## Your instructions
Which lines below hold the word "this"? Report each one.

## Records provided
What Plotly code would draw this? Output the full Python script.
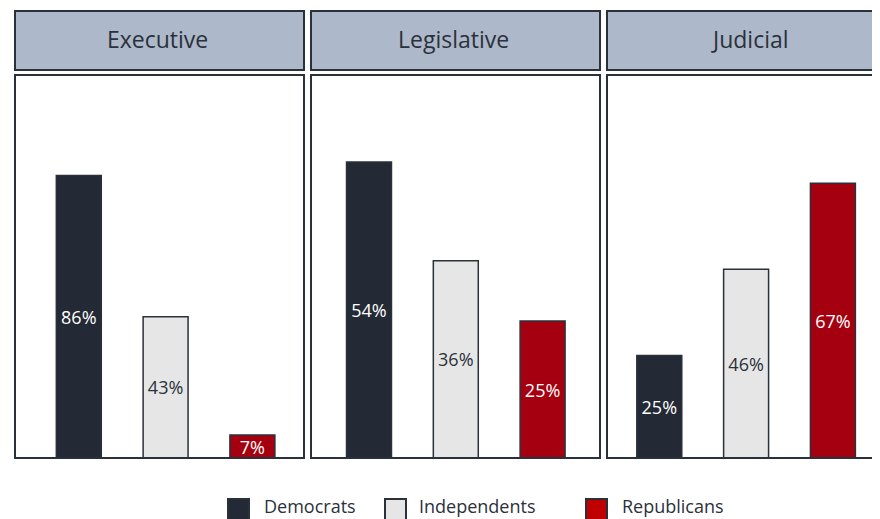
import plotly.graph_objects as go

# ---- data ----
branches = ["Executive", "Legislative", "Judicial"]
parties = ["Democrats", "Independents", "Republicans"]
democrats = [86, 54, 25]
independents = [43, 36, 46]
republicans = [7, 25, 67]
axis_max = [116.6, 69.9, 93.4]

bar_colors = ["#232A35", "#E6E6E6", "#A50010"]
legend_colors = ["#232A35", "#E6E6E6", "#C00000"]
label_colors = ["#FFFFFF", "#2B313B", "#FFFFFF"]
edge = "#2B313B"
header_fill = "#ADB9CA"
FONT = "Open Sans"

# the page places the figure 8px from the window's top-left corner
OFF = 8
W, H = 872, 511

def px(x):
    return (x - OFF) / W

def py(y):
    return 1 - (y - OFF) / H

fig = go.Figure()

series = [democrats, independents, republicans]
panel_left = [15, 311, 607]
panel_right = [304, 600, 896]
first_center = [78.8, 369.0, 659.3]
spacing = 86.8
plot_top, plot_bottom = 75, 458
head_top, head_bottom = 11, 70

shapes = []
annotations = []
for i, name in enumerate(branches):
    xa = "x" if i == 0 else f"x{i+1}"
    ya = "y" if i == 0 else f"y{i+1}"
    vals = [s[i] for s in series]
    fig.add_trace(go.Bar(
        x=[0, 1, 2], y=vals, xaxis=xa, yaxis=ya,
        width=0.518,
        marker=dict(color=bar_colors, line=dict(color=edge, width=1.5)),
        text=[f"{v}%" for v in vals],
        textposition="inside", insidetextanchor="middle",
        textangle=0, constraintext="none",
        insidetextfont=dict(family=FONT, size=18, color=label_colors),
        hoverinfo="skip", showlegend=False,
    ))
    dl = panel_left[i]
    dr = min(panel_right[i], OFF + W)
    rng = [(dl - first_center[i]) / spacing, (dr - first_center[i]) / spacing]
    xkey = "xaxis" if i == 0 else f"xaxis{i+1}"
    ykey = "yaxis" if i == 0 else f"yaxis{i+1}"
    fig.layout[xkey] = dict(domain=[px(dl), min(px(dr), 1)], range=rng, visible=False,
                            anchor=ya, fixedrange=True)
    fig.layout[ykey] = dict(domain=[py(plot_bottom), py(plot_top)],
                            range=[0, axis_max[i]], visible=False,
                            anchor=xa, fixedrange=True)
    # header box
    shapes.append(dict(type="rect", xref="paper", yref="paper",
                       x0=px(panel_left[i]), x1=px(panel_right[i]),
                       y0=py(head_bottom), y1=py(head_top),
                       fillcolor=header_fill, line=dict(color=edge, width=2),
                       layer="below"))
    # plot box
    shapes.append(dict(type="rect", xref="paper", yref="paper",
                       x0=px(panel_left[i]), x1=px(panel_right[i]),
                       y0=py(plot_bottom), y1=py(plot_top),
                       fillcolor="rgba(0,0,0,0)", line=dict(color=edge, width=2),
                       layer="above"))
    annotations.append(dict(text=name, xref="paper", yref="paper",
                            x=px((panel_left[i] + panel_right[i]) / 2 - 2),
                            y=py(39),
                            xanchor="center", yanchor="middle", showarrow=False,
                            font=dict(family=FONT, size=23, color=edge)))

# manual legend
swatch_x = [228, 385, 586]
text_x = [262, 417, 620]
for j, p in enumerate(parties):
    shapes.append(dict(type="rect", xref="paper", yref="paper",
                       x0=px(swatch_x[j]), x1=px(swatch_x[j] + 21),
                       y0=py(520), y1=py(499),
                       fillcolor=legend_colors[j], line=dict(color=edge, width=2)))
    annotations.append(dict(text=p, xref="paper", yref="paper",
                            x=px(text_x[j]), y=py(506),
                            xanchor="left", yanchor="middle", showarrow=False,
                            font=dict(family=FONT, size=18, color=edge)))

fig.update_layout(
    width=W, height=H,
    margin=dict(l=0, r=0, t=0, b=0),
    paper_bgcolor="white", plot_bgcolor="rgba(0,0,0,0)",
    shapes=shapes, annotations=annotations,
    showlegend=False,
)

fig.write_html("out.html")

* * *

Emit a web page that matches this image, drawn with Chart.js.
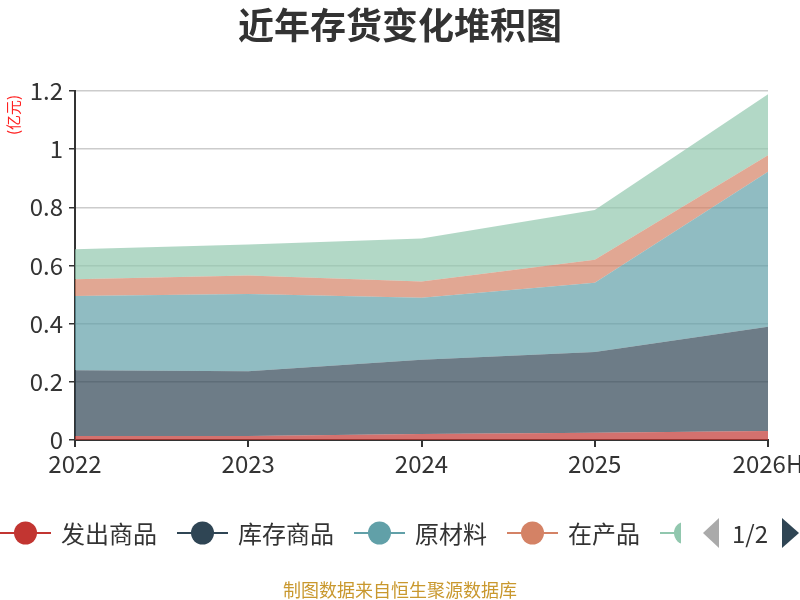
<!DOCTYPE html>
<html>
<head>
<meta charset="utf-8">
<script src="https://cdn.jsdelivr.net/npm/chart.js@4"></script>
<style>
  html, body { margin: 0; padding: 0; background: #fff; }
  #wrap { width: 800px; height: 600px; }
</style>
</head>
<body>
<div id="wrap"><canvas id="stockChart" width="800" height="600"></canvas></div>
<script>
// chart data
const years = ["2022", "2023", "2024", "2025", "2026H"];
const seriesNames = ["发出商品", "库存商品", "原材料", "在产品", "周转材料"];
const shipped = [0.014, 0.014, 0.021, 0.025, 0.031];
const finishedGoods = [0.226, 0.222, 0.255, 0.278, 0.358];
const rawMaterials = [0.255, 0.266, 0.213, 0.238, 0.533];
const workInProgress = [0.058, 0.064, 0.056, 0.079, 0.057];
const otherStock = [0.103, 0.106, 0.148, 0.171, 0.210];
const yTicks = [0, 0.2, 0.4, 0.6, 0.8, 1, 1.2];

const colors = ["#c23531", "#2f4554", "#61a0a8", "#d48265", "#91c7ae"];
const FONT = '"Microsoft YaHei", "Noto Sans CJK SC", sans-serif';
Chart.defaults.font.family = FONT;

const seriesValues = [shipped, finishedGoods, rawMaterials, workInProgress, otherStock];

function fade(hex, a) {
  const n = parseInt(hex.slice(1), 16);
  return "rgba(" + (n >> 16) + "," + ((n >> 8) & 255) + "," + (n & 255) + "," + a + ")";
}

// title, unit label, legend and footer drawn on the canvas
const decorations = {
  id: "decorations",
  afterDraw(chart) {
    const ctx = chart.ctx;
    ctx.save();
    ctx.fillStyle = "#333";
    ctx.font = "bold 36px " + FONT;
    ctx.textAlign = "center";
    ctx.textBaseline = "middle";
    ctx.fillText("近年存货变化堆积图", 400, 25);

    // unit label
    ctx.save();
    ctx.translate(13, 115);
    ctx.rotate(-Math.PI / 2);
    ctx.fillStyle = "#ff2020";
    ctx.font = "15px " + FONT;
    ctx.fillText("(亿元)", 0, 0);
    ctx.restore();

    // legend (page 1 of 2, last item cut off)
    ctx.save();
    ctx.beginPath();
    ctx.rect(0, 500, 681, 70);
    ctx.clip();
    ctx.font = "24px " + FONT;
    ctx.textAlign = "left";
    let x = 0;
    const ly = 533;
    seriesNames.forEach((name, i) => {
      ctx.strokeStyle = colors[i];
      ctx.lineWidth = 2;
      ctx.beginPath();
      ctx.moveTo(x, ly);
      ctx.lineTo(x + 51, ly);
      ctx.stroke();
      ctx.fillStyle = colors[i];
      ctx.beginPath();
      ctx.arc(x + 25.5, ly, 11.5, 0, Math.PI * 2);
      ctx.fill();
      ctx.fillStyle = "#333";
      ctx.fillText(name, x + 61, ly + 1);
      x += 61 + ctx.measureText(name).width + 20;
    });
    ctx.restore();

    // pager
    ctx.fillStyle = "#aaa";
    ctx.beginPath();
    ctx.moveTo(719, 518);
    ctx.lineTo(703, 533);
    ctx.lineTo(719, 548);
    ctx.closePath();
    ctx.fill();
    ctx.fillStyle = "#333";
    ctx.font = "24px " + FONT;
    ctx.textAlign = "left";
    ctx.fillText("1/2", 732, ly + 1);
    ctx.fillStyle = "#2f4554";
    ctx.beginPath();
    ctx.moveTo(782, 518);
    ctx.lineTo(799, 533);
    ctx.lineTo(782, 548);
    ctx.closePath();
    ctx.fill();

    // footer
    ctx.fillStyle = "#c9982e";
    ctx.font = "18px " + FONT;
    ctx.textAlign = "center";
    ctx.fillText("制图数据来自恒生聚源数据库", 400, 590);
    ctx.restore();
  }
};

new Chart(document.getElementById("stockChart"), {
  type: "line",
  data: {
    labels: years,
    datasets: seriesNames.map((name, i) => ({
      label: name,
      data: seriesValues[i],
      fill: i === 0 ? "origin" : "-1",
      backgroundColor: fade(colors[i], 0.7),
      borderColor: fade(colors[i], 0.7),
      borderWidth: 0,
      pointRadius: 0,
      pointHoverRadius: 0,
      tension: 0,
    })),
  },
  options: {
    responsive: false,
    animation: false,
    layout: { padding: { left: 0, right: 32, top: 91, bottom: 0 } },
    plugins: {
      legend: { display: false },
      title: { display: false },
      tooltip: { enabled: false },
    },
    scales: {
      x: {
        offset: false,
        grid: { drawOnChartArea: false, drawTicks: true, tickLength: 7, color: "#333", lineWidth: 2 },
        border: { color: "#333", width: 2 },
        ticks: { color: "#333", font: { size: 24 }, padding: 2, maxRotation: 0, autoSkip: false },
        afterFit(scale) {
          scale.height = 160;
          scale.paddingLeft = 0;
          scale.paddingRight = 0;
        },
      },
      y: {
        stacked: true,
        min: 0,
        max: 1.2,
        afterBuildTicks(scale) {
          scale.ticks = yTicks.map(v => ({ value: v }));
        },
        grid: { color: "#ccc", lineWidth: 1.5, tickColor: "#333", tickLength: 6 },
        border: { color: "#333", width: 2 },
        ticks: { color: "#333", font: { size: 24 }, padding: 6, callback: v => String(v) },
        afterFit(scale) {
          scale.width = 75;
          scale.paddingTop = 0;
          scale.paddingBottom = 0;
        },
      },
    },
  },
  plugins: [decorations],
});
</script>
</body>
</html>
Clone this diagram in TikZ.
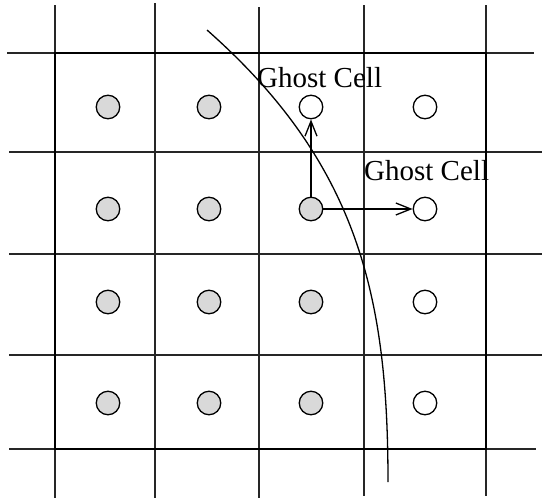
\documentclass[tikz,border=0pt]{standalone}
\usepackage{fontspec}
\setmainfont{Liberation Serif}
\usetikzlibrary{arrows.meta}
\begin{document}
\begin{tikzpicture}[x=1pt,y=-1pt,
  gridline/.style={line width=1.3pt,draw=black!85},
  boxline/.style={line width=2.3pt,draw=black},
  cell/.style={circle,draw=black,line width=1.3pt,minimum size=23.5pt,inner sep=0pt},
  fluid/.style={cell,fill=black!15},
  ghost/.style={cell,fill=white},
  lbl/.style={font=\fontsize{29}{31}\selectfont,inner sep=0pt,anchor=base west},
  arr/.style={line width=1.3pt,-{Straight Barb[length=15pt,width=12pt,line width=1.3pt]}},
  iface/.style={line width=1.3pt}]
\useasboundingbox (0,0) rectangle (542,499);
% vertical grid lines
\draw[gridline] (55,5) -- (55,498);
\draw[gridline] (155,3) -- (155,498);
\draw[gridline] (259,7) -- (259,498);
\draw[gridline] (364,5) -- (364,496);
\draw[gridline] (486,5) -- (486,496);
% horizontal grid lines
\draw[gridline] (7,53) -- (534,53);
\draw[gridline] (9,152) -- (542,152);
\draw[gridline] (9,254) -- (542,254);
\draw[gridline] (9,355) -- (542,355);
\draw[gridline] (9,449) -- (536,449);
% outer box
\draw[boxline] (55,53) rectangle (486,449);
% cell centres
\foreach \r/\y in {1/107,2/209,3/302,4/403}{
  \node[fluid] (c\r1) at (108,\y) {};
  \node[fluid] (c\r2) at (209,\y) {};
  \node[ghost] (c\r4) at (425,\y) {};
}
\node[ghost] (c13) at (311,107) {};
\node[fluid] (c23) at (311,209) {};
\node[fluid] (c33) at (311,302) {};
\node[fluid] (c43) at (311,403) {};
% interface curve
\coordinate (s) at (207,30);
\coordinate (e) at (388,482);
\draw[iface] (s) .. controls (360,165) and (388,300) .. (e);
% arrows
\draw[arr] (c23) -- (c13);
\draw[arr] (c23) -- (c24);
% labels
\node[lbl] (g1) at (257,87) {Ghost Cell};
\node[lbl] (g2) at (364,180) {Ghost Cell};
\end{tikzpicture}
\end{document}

## Worked solution
What Plotly code would draw this? Output the full Python script.
Emit a web page that matches this image, drawn with Chart.js.
Clone this diagram in TikZ.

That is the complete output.